Only the lines from the one containing "Reproduce this chart with Altair." through the one containing "import pandas as pd" are wanted. Give them again exactly, both ends included.

-- start of RAW DATA --

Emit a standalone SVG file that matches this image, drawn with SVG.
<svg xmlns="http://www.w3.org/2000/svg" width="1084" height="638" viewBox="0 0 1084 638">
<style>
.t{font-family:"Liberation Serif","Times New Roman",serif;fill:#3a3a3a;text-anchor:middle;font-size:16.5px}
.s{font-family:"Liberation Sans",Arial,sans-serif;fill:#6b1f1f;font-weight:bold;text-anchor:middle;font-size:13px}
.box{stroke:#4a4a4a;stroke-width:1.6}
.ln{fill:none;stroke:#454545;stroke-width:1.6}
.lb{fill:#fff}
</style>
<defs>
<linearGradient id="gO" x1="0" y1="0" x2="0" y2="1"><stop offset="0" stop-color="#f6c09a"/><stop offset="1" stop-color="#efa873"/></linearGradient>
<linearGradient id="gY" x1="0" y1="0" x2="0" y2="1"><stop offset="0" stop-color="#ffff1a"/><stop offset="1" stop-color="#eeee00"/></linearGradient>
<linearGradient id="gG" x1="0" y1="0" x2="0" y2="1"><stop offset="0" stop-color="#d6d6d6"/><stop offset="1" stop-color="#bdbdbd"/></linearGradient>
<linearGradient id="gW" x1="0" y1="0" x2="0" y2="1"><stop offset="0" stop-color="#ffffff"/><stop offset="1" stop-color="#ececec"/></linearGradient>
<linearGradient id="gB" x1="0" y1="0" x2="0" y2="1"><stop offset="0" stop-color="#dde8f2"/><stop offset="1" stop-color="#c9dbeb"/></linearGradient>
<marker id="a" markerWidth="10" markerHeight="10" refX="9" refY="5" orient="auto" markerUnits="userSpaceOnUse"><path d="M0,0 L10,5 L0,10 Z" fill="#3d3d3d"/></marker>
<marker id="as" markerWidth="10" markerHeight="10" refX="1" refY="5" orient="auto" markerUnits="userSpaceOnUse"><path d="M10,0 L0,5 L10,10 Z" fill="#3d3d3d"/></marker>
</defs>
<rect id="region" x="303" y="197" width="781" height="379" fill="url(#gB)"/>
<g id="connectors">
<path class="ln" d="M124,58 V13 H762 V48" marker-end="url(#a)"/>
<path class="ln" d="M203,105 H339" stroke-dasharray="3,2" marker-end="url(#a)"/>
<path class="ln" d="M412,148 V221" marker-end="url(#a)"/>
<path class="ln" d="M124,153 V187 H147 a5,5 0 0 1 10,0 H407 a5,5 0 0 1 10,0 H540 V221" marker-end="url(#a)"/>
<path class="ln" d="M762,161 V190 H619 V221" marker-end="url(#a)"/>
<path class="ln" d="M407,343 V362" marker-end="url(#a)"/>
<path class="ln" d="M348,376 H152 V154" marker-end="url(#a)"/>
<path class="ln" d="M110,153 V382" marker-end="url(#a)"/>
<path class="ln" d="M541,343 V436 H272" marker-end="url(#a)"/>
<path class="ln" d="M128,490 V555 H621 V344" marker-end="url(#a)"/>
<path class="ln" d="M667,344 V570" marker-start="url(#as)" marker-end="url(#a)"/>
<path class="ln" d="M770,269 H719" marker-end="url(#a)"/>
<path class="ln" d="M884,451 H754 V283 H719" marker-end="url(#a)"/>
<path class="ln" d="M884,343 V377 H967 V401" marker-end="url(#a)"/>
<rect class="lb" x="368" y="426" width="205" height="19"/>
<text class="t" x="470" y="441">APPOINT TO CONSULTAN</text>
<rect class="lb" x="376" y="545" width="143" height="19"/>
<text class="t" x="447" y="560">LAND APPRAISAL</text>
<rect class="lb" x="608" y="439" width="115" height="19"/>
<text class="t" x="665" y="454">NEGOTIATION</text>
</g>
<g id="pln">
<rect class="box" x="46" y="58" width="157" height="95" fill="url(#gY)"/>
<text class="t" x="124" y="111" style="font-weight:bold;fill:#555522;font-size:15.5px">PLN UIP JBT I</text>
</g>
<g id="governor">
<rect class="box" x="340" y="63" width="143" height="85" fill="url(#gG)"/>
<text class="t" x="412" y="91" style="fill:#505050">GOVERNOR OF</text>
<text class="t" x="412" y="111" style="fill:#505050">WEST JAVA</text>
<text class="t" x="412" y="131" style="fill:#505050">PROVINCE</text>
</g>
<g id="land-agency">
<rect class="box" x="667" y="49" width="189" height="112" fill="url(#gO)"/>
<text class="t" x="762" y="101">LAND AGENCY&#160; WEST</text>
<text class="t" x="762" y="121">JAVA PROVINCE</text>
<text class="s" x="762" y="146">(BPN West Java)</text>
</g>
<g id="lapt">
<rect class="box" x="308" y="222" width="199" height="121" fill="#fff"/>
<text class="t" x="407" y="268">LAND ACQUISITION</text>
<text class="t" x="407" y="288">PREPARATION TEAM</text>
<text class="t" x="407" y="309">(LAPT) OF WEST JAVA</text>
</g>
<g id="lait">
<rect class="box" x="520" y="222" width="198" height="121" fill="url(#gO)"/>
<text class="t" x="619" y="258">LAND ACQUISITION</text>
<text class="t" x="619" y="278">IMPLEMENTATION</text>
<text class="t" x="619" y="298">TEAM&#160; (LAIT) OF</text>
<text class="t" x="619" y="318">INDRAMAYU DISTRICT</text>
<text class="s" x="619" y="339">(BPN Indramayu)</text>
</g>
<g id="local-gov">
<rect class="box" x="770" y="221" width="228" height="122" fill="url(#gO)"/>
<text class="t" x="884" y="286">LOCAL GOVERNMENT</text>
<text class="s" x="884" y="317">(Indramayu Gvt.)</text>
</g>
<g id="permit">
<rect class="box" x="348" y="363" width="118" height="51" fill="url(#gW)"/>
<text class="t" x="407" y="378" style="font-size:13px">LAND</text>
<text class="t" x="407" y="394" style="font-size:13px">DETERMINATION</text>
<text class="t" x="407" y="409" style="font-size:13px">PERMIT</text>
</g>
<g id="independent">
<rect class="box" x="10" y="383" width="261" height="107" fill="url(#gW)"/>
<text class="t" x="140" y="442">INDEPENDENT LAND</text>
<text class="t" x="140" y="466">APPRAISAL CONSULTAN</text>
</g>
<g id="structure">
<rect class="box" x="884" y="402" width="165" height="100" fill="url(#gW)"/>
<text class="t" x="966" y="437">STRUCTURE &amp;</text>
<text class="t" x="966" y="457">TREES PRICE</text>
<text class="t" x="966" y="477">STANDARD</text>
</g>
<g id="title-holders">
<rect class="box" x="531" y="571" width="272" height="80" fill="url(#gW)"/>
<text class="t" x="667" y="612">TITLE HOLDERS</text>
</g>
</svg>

-- end of RAW DATA --
-- start of RAW DATA --

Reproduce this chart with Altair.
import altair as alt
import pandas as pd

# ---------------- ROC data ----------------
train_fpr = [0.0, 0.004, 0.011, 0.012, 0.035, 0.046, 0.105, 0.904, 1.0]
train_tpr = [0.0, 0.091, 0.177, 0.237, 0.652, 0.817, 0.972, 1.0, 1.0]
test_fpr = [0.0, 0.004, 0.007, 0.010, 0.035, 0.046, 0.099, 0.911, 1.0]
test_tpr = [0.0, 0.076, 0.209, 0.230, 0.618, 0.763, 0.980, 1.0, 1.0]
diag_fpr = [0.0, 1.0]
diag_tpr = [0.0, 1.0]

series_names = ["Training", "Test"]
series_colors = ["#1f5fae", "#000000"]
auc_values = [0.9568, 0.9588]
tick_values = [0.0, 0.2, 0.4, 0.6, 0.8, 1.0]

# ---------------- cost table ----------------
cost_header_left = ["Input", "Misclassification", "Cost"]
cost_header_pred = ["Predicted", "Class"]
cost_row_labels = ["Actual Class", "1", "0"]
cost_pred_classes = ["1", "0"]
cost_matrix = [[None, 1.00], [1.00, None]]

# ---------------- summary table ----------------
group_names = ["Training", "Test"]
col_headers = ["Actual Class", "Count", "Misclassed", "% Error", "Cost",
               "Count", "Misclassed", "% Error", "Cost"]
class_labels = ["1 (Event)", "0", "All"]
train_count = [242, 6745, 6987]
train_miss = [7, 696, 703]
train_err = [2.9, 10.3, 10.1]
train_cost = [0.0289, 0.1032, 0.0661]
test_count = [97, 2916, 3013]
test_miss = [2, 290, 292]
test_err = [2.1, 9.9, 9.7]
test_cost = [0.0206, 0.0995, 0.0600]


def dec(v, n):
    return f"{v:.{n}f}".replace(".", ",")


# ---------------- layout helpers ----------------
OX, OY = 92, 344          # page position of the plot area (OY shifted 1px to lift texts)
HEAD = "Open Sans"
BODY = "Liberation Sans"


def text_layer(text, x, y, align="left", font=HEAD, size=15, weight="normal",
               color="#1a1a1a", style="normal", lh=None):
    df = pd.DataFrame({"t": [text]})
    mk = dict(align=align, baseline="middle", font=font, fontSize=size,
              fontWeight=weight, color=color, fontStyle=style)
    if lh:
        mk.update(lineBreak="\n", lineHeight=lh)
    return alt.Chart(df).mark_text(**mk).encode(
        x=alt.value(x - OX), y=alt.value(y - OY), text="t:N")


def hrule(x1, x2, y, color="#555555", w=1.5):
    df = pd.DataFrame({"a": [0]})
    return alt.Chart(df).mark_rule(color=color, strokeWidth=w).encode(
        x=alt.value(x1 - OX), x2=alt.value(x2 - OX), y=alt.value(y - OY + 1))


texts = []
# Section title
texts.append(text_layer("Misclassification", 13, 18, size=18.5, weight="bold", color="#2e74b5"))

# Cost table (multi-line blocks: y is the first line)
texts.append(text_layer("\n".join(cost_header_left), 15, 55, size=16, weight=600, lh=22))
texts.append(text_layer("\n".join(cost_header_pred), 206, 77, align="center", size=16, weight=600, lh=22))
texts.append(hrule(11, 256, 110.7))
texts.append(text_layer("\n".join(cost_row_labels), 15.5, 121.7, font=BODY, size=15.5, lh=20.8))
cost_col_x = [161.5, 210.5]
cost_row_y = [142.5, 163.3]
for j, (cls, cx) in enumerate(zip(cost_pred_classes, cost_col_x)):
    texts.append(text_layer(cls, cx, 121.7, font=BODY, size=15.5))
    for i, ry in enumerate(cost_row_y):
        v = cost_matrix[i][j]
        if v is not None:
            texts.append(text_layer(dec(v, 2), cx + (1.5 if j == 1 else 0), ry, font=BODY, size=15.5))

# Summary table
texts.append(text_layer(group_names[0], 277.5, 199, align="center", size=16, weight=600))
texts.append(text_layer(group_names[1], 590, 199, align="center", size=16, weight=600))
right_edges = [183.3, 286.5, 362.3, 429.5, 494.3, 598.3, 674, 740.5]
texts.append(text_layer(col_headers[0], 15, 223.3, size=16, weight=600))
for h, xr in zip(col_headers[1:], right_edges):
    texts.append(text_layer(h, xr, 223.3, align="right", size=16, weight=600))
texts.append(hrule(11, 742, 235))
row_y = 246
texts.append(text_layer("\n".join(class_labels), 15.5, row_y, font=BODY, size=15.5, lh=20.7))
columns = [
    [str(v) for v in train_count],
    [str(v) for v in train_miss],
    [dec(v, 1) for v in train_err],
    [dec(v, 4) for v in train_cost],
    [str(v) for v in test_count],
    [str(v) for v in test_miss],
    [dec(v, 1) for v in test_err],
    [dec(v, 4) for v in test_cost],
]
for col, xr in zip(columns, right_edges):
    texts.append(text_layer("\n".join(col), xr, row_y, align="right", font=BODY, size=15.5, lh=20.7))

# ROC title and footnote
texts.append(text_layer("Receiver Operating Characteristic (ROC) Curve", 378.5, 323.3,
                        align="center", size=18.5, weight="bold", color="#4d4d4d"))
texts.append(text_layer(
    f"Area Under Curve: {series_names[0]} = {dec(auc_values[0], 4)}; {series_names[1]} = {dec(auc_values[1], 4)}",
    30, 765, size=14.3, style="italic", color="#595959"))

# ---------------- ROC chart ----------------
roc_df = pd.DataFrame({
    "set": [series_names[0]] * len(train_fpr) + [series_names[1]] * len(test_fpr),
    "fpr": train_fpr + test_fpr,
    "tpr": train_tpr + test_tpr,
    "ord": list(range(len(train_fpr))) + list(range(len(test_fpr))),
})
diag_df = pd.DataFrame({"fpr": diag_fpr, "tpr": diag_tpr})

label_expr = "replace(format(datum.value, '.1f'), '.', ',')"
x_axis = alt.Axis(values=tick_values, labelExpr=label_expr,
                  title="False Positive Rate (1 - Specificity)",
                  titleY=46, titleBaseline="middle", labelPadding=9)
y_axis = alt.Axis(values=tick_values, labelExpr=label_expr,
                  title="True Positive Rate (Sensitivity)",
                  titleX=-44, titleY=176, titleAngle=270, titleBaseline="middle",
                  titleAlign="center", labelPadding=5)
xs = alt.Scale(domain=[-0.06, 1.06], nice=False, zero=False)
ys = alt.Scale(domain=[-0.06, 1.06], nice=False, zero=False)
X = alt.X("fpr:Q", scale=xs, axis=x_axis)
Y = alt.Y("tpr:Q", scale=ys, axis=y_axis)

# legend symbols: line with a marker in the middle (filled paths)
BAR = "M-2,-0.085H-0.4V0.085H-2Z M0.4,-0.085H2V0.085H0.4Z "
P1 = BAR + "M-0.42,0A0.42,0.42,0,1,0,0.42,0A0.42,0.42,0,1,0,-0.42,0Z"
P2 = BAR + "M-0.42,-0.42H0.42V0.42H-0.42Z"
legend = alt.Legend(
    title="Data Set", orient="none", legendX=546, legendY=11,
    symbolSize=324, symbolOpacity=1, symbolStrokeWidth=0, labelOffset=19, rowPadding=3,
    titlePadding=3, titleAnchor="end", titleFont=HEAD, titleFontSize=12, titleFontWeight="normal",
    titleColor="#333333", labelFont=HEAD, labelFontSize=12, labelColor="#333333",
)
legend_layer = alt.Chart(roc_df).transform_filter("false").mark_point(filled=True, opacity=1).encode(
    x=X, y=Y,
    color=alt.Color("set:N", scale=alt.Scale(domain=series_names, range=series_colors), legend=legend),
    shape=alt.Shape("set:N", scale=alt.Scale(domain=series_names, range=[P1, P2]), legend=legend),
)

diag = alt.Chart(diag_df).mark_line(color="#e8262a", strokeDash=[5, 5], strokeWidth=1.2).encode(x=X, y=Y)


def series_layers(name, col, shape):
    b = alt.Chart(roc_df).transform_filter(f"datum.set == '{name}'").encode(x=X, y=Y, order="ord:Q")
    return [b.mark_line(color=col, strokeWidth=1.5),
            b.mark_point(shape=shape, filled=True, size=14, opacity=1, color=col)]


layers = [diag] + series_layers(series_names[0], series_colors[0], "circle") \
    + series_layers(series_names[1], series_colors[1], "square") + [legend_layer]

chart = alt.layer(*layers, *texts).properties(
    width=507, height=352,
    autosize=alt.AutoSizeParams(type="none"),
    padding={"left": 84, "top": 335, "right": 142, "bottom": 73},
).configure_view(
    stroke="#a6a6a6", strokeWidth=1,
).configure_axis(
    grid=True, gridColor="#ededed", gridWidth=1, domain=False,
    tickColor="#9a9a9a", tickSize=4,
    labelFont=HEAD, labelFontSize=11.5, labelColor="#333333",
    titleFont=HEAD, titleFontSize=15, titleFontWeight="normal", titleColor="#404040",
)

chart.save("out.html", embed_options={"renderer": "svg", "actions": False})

-- end of RAW DATA --

### RESULT
Reproduce this chart with Altair.
import altair as alt
import pandas as pd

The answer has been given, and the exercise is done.